On the Set: Breaking Bad Begins Its Final Season
Breaking Bad | Photo Credits: Frank Ockenfels/AMC
When Breaking Bad returns for the first half of its fifth and final season, "You barely see any glimpse of Walter White," reports Aaron Paul, who plays Walt's partner in crime, Jesse. But it's not what you think — Walt's body is still around, but his soul has been replaced by that of his sinister alter ego. "Heisenberg is dangerous. [Creator] Vince Gilligan said he wanted to do a show about Mr. Chips turning into Scarface, and that's exactly what he's done. Walt's a puppeteer, and we're all just puppets on his strings."
Audiences were pleasantly shocked last season when Walt (Emmy winner Bryan Cranston) blew up his calmly ruthless boss, Gus (Giancarlo Esposito), and torched the superlab where he and Jesse cooked their crystal meth. "I won," Walt rasped to Skyler (Anna Gunn), his estranged wife and enabler of his criminal mayhem. But at what cost? "That was the moment the hammer came down for all of us," Gunn notes. "That's the moment she knows he's capable of things she never dreamed. She's trapped by him and resents the hell out of it."

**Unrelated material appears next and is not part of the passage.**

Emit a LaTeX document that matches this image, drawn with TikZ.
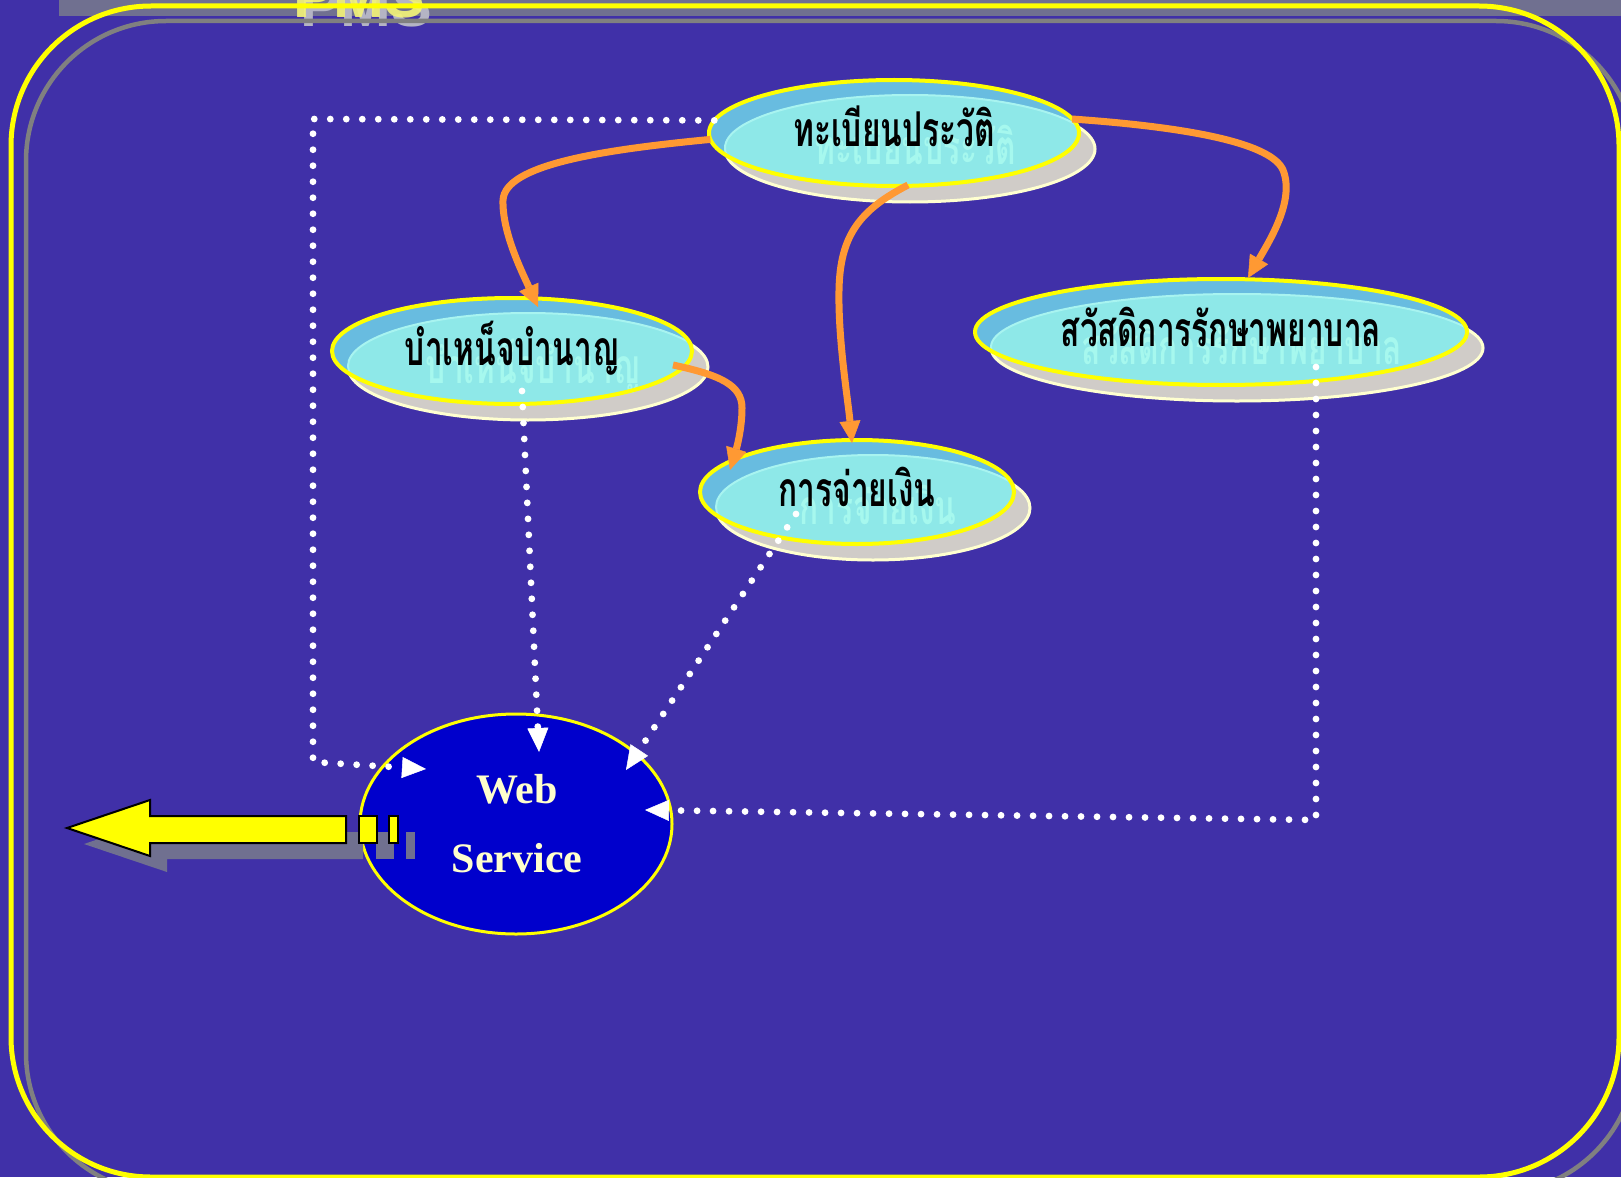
\documentclass[tikz,border=0pt]{standalone}
\usepackage{fontspec}
\setmainfont{Liberation Serif}
\newfontfamily\thaifont[Script=Thai,FakeStretch=0.66]{Loma}
\newfontfamily\headfont{Liberation Sans}
\usetikzlibrary{arrows.meta,shapes.geometric,calc}
\definecolor{bg}{HTML}{4030A8}
\definecolor{band}{HTML}{707090}
\definecolor{frameyellow}{HTML}{FFFF00}
\definecolor{framegray}{HTML}{808080}
\definecolor{ellblue}{HTML}{68BCE0}
\definecolor{ellinner}{HTML}{8EE8E8}
\definecolor{ellinnerline}{HTML}{A8F4F0}
\definecolor{shadowfill}{HTML}{D0CCC8}
\definecolor{shadowline}{HTML}{FFFFD0}
\definecolor{ghost}{HTML}{A6F8EE}
\definecolor{orangeline}{HTML}{FF9933}
\definecolor{wsblue}{HTML}{0000CC}
\definecolor{wstext}{HTML}{FFFFCC}
\definecolor{pmsyellow}{HTML}{F4F478}
\definecolor{pmsgray}{HTML}{B4B4C4}
\tikzset{
  bubble/.style={ellipse, draw=frameyellow, line width=4, inner sep=0pt, outer sep=0pt},
  thaitext/.style={anchor=base, inner sep=0pt, text=black, font=\thaifont\bfseries\fontsize{48}{54}\selectfont},
  ghosttext/.style={anchor=base, inner sep=0pt, text=ghost, font=\thaifont\bfseries\fontsize{48}{54}\selectfont},
  dotline/.style={white, line width=6.8, line cap=round, dash pattern=on 0pt off 16pt},
  dotarrow/.style={dotline, -{Triangle[length=24pt,width=21pt,line width=0.5pt]}},
  orangearrow/.style={orangeline, line width=7, -{Triangle[length=22pt,width=21pt,line width=0.5pt]}},
  wsnode/.style={ellipse, fill=wsblue, draw=frameyellow, line width=3, inner sep=0pt, outer sep=0pt, minimum width=312, minimum height=220},
  wslabel/.style={anchor=base, inner sep=0pt, text=wstext, font=\bfseries\fontsize{42}{48}\selectfont},
  pmstext/.style={anchor=base west, inner sep=0pt, font=\headfont\bfseries\fontsize{61}{66}\selectfont},
  bigarrow/.style={fill=frameyellow, draw=black, line width=2, line join=miter},
  arrowshadow/.style={fill=band}
}
\newcommand{\bubble}[6]{%
  \fill[shadowfill, draw=shadowline, line width=3] (#2+16,#3+16) ellipse [x radius=#4, y radius=#5];
  \begin{scope}
    \clip (#2,#3) ellipse [x radius=#4, y radius=#5];
    \fill[ellblue] (#2,#3) ellipse [x radius=#4, y radius=#5];
    \fill[ellinner, draw=ellinnerline, line width=2] (#2+16,#3+15) ellipse [x radius=#4, y radius=#5];
  \end{scope}
  \node[ghosttext] (#1-g) at (#2+21,#3+32) {#6};
  \node[bubble, minimum width=2*#4, minimum height=2*#5] (#1) at (#2,#3) {};
  \node[thaitext] (#1-t) at (#2,#3+14) {#6};
}
\begin{document}
\begin{tikzpicture}[x=1pt,y=-1pt]
\useasboundingbox (0,0) rectangle (1621,1177);
\fill[bg] (0,0) rectangle (1621,1177);
% top band and title
\fill[band] (59,0) rectangle (1621,16);
\node[pmstext, text=pmsgray] (pmsshadow) at (300,27) {PMS};
\node[pmstext, text=pmsyellow, opacity=0.9] (pms) at (293,18) {PMS};
% frames
\draw[framegray, line width=4.5, rounded corners=140] (26,21) rectangle (1636,1193);
\draw[frameyellow, line width=5, rounded corners=140] (11,6) rectangle (1619,1177);

% bubbles
\bubble{e1}{894}{133}{185}{53}{ทะเบียนประวัติ}
\bubble{e2}{512}{351}{180}{53}{บำเหน็จบำนาญ}
\bubble{e3}{1221}{332}{246}{53}{สวัสดิการรักษาพยาบาล}
\bubble{e4}{857}{492}{157}{52}{การจ่ายเงิน}

% web service
\node[wsnode] (ws) at (516,824) {};
\node[wslabel] (wsweb) at (517,803) {Web};
\node[wslabel] (wsservice) at (517,872) {Service};

% big yellow arrow with shadow
\begin{scope}[shift={(17,16)}]
  \fill[arrowshadow] (67,828) -- (150,800) -- (150,816) -- (346,816) -- (346,843) -- (150,843) -- (150,856) -- cycle;
  \fill[arrowshadow] (359,816) rectangle (377,843);
  \fill[arrowshadow] (389,816) rectangle (398,843);
\end{scope}
\draw[bigarrow] (67,828) -- (150,800) -- (150,816) -- (346,816) -- (346,843) -- (150,843) -- (150,856) -- cycle;
\draw[bigarrow] (359,816) rectangle (377,843);
\draw[bigarrow] (389,816) rectangle (398,843);

% coordinates for dotted connectors
\coordinate (d1a) at (313,119);
\coordinate (d1b) at (313,762);
\coordinate (d4a) at (1316,820);
\coordinate (w1) at ($(ws.center)+(-90,-55)$);
\coordinate (w2) at ($(ws.center)+(23,-72)$);
\coordinate (w3) at ($(ws.center)+(110,-54)$);
\coordinate (w4) at ($(ws.center)+(129,-14)$);

% dotted connectors
\draw[dotarrow] (e1.176) -- (d1a) -- (d1b) -- (w1);
\draw[dotarrow] ($(e2.center)+(10,40)$) -- (w2);
\draw[dotarrow] ($(e4.center)+(-61,22)$) -- (w3);
\draw[dotarrow] ($(e3.center)+(95,35)$) -- (d4a) -- (w4);

% orange connectors
\draw[orangearrow] (e1.182) .. controls (600,150) and (505,165) .. (503,200) .. controls (502,232) and (522,272) .. ($(e2.center)+(26,-44)$);
\draw[orangearrow] ($(e1.center)+(14,52)$) .. controls (860,210) and (840,235) .. (839,290) .. controls (838,340) and (848,400) .. ($(e4.center)+(-5,-49)$);
\draw[orangearrow] ($(e1.center)+(178,-14)$) .. controls (1200,128) and (1272,145) .. (1283,170) .. controls (1295,200) and (1270,240) .. ($(e3.center)+(27,-54)$);
\draw[orangearrow] ($(e2.center)+(161,14)$) .. controls (720,375) and (742,385) .. (742,408) .. controls (742,430) and (736,450) .. ($(e4.center)+(-127,-22)$);
\end{tikzpicture}
\end{document}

It's gotten so bad that even though Jesse still works for Walt, he is — based on a scene recently shot in a gravel parking lot under Albuquerque's unforgiving sun — closer to Mike (Jonathan Banks), the brutally efficient fixer. When Walt skulks away, Mike turns to Jesse and says with what passes for Mike as tenderness, "Kid, just look out for yourself."
In Season 5, "The relationship between Mike and Jesse is blossoming," Paul reveals. "They have each other's back." "He saved Mike's life," adds Banks, who initially was supposed to be in only one episode, but the writers were taken by his performance. "Mike does have a soft spot for Jesse. In my mind, we're all past saving. Mike can't save Jesse, but he tries to protect him. We have all been such bad people that it has to end."
Much more we cannot say — the production is laboring under a heavy shroud of secrecy during its final 16 episodes. Meetings were called to discuss security. Fake scenes are created for actors auditioning for guest roles so nothing will be leaked. Even cast members' scripts contain large swaths of redacted dialogue and action. (Paul asks to see scenes blacked out in his script and is granted the privilege, explaining, "I definitely can understand why it's blacked out. Serious stuff is happening.")
"We've had to resort to cloak-and-dagger routines to keep everything fresh and a surprise," Gilligan says with weary resignation. "We've had a couple of leaks, but it's one of those high-class problems to have, rather than having nobody give a s--t." Gunn says such mystery inspires the actors to ratchet up the anxiety in their performances. "We want to know what's going to happen next, but life isn't like that. It actually helps us a lot."
Completing Walt's hostile makeover is particularly emotional given that the cast and crew know they will soon be parting ways. The final eight episodes will be shot later this year and air in 2013. "The mood has been so different since the very first shot of the season — we can see the finish line," Paul admits. "It's sad; it's bittersweet. But we're relieved we can tell the complete story rather than have it cut short."
Though Gilligan admits that the pressure to end on a high note "keeps me up at nights," he's not sure how he'll feel once Walt's world concludes. "I heard stories as a kid about a farmer — his tractor rolled over on him and he was fine, until the rescue squad lifted the tractor off him and he died instantly," he says, adding with a laugh, "I hope that doesn't happen to me. I've put myself under a lot of imposed pressure, but I'll miss it. [Getting] to the final episode, the pressure is like being hit in the head with a hammer. You can ask me if I miss it when the hammer stops."